● **What you have to do**: Only the lines from the start of the data through the line with "-- (d4.north west);" belong in the copy. Restate them word for word, minus the pictures.

>> begin Given entries

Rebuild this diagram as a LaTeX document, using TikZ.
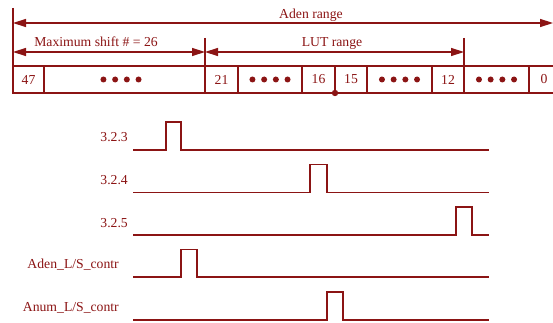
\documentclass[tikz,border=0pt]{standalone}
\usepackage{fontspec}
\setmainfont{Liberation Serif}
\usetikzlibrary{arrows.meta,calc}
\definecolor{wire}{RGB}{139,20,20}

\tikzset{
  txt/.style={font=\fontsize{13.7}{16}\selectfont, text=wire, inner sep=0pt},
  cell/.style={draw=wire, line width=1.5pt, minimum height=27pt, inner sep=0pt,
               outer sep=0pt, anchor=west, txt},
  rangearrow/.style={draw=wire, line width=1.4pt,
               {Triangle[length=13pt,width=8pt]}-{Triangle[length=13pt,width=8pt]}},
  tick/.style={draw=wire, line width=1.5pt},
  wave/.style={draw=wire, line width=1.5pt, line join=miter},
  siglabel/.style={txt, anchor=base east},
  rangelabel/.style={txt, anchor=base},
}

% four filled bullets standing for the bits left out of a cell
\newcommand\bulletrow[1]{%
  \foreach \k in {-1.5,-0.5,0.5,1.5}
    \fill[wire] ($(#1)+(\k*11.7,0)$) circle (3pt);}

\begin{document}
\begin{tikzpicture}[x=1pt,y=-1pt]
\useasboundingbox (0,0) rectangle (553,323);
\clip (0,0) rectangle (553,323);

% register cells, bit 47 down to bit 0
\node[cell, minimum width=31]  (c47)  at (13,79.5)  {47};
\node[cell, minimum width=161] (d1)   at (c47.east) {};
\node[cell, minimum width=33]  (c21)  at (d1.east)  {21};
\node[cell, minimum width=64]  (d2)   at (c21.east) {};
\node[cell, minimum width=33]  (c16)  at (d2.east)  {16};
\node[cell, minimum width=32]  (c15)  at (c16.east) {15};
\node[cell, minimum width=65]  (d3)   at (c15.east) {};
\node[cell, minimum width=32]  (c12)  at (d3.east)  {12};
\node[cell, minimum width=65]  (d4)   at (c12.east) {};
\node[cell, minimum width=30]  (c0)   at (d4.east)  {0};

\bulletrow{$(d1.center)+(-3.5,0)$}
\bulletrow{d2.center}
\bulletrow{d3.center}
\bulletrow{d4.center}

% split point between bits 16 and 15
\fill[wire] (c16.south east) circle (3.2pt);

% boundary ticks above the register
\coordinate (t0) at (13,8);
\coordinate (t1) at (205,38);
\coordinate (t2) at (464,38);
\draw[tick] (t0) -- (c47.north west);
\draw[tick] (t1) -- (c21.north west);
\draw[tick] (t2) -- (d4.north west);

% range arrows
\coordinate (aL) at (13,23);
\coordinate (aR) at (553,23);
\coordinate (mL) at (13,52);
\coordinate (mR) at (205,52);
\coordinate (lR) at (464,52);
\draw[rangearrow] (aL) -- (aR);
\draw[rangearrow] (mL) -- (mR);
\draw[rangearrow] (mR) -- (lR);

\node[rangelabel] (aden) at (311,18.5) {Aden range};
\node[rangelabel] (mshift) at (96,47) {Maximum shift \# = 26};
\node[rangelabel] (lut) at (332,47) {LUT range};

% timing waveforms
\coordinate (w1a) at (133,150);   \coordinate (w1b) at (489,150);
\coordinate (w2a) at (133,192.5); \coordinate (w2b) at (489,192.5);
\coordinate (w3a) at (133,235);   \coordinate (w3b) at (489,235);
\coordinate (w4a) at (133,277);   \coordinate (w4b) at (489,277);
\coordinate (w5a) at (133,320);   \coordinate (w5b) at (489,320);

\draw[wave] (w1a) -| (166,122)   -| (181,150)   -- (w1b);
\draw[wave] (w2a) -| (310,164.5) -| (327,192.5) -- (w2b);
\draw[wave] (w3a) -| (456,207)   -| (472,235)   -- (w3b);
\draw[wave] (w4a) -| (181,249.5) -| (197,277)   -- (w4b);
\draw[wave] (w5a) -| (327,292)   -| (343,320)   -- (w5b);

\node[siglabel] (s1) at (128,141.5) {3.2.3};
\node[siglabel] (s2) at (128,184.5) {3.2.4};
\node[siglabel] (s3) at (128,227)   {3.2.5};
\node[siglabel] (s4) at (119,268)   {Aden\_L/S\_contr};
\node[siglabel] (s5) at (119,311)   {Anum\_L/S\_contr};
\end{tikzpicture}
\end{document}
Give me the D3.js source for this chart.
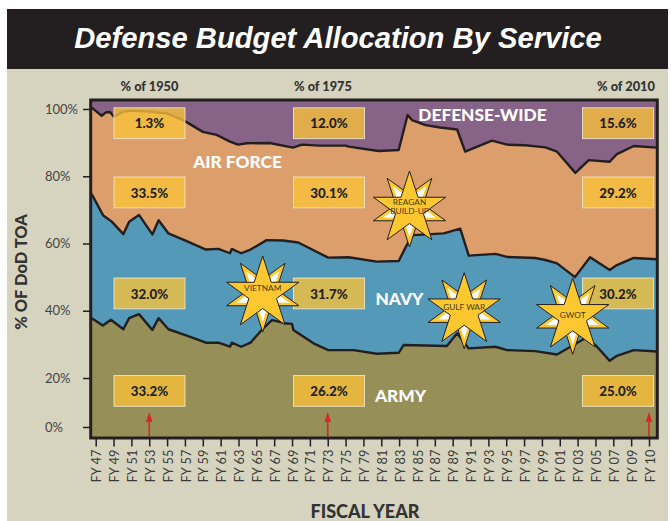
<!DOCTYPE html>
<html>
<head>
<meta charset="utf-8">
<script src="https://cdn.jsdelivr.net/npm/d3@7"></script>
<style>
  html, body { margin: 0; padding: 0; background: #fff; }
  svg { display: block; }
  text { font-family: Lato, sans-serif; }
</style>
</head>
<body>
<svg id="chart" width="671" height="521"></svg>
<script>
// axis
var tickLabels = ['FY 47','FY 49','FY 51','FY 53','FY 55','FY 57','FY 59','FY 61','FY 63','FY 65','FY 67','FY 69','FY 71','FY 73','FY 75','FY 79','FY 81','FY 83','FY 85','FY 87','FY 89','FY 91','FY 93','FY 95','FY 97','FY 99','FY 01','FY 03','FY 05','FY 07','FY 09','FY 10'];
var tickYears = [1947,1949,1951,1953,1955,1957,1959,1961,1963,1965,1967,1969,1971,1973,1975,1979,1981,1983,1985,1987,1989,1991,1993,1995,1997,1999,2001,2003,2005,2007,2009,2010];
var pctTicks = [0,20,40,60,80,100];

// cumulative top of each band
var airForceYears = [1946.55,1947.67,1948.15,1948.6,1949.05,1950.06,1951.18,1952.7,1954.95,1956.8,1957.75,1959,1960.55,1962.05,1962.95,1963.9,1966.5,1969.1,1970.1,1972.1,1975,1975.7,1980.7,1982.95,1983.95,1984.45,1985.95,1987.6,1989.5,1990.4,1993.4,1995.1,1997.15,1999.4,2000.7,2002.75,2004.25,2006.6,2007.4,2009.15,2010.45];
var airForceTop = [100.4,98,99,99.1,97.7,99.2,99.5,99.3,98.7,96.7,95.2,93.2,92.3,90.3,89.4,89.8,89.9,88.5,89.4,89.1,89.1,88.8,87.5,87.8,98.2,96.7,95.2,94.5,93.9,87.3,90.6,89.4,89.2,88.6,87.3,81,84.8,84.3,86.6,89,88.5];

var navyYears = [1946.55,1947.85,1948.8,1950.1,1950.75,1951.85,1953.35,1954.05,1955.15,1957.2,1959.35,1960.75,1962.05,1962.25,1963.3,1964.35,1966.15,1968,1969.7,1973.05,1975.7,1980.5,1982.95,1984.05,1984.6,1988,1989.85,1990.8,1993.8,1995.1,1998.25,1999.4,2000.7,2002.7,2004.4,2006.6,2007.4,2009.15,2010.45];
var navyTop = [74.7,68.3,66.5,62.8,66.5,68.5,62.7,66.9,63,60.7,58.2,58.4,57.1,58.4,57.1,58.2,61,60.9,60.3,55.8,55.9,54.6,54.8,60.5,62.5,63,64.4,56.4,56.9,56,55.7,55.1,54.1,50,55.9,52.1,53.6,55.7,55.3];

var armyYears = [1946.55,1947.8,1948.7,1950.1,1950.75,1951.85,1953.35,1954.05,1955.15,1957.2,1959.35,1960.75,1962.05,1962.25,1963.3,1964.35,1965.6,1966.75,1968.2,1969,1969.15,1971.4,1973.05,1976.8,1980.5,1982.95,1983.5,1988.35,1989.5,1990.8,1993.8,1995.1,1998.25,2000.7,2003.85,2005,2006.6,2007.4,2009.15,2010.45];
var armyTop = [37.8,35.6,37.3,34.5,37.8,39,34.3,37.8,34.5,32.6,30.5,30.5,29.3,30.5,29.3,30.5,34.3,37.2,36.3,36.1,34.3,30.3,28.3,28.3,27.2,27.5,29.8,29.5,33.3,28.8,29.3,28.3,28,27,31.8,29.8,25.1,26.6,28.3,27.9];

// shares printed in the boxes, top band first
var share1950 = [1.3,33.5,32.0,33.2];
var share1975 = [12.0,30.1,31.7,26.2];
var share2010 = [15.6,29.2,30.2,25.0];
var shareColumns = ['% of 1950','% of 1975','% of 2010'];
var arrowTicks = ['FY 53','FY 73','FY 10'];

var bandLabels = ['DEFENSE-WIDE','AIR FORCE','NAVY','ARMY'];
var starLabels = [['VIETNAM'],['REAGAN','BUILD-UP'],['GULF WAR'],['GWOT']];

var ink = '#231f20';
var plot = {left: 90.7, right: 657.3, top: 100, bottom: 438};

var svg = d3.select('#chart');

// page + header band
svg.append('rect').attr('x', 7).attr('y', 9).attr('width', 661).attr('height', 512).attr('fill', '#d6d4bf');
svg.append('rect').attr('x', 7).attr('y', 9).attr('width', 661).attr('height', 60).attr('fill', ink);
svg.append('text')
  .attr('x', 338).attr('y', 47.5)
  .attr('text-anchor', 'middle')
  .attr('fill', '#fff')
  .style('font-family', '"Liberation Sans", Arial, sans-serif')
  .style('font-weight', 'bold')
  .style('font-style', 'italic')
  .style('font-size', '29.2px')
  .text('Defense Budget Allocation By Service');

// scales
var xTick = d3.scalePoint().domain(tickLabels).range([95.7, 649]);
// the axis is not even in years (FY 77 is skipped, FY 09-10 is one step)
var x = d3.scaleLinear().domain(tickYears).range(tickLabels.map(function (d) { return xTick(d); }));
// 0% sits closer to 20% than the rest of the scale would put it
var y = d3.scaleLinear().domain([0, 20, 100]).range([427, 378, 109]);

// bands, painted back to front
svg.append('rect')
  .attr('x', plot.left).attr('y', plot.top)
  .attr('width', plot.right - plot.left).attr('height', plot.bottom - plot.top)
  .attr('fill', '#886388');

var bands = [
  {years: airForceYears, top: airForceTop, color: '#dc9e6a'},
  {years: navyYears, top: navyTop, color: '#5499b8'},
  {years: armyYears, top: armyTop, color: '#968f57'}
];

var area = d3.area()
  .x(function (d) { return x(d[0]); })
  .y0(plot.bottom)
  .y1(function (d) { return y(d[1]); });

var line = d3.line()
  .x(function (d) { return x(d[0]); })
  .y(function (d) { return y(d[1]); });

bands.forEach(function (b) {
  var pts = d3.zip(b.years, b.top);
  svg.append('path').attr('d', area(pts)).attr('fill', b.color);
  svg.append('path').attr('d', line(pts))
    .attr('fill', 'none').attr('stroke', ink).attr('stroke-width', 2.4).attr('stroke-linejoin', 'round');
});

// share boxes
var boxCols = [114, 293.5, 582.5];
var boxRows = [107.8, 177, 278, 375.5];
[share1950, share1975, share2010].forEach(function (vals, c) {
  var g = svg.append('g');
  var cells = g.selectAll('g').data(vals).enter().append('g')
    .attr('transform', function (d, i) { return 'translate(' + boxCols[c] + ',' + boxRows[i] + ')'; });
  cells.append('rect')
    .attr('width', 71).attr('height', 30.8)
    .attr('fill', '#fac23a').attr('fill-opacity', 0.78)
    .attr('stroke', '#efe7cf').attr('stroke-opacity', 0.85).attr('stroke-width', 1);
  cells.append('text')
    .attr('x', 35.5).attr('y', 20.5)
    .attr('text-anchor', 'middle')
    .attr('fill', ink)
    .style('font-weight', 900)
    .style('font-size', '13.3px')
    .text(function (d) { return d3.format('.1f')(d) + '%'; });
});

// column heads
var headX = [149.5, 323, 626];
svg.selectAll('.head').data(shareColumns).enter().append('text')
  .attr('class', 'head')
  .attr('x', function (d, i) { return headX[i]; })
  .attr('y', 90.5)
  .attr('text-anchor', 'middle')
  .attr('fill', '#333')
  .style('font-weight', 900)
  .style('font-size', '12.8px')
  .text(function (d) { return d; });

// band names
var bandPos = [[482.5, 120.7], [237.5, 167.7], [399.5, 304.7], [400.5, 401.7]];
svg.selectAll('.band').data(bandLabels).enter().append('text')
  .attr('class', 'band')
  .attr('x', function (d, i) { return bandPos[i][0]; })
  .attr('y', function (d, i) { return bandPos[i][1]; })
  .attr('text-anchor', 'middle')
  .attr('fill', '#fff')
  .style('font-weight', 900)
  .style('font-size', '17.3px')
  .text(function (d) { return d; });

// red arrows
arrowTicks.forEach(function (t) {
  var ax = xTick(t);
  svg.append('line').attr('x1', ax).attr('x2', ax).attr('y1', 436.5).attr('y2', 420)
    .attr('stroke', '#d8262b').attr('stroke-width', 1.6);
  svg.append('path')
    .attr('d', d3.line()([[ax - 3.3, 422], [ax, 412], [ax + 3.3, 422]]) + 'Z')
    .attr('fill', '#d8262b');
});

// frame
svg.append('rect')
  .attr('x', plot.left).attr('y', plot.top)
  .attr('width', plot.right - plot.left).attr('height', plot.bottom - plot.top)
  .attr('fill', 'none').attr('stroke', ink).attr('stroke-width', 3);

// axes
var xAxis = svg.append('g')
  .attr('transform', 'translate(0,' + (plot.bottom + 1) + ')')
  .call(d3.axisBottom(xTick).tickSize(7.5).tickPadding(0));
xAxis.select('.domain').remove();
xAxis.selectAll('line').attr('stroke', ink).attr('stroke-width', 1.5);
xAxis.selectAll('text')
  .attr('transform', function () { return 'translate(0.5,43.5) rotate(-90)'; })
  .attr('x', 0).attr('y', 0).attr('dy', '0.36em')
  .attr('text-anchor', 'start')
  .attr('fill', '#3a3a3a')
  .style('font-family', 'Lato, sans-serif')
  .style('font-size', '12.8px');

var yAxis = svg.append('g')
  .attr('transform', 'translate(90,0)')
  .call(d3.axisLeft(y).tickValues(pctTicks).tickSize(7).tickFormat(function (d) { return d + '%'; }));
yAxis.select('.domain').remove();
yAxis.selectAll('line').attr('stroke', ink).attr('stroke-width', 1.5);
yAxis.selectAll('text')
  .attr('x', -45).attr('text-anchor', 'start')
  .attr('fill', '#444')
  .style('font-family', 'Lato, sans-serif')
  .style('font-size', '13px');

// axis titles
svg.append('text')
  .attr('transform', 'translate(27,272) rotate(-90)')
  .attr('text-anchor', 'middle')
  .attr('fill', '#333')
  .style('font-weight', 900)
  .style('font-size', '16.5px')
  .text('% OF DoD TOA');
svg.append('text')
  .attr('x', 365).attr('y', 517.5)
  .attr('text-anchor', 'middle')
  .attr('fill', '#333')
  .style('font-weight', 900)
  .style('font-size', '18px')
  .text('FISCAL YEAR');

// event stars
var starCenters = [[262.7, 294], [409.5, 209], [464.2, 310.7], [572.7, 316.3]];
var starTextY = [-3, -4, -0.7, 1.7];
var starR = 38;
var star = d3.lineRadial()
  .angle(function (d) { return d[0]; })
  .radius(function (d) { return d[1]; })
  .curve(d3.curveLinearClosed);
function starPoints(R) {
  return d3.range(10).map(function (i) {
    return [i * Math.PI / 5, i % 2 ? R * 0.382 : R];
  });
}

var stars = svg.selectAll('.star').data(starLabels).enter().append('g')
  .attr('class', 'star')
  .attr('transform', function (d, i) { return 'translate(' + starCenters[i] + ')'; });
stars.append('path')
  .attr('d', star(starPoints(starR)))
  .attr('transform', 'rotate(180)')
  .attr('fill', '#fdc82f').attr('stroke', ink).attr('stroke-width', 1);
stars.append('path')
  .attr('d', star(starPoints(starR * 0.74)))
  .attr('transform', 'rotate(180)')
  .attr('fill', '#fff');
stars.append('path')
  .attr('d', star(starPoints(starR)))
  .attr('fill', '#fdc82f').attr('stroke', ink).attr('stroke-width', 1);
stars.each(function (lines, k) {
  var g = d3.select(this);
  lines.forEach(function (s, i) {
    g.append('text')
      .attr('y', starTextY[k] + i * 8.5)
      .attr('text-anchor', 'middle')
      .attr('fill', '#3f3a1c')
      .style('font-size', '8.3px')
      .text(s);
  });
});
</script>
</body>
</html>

>> end Given entries

● **Result for this exercise**:
Rebuild this diagram as a LaTeX document, using TikZ.
\documentclass[tikz,border=0pt]{standalone}
\usepackage{fontspec}
\setmainfont{Liberation Serif}
\usetikzlibrary{arrows.meta,calc}
\definecolor{wire}{RGB}{139,20,20}

\tikzset{
  txt/.style={font=\fontsize{13.7}{16}\selectfont, text=wire, inner sep=0pt},
  cell/.style={draw=wire, line width=1.5pt, minimum height=27pt, inner sep=0pt,
               outer sep=0pt, anchor=west, txt},
  rangearrow/.style={draw=wire, line width=1.4pt,
               {Triangle[length=13pt,width=8pt]}-{Triangle[length=13pt,width=8pt]}},
  tick/.style={draw=wire, line width=1.5pt},
  wave/.style={draw=wire, line width=1.5pt, line join=miter},
  siglabel/.style={txt, anchor=base east},
  rangelabel/.style={txt, anchor=base},
}

% four filled bullets standing for the bits left out of a cell
\newcommand\bulletrow[1]{%
  \foreach \k in {-1.5,-0.5,0.5,1.5}
    \fill[wire] ($(#1)+(\k*11.7,0)$) circle (3pt);}

\begin{document}
\begin{tikzpicture}[x=1pt,y=-1pt]
\useasboundingbox (0,0) rectangle (553,323);
\clip (0,0) rectangle (553,323);

% register cells, bit 47 down to bit 0
\node[cell, minimum width=31]  (c47)  at (13,79.5)  {47};
\node[cell, minimum width=161] (d1)   at (c47.east) {};
\node[cell, minimum width=33]  (c21)  at (d1.east)  {21};
\node[cell, minimum width=64]  (d2)   at (c21.east) {};
\node[cell, minimum width=33]  (c16)  at (d2.east)  {16};
\node[cell, minimum width=32]  (c15)  at (c16.east) {15};
\node[cell, minimum width=65]  (d3)   at (c15.east) {};
\node[cell, minimum width=32]  (c12)  at (d3.east)  {12};
\node[cell, minimum width=65]  (d4)   at (c12.east) {};
\node[cell, minimum width=30]  (c0)   at (d4.east)  {0};

\bulletrow{$(d1.center)+(-3.5,0)$}
\bulletrow{d2.center}
\bulletrow{d3.center}
\bulletrow{d4.center}

% split point between bits 16 and 15
\fill[wire] (c16.south east) circle (3.2pt);

% boundary ticks above the register
\coordinate (t0) at (13,8);
\coordinate (t1) at (205,38);
\coordinate (t2) at (464,38);
\draw[tick] (t0) -- (c47.north west);
\draw[tick] (t1) -- (c21.north west);
\draw[tick] (t2) -- (d4.north west);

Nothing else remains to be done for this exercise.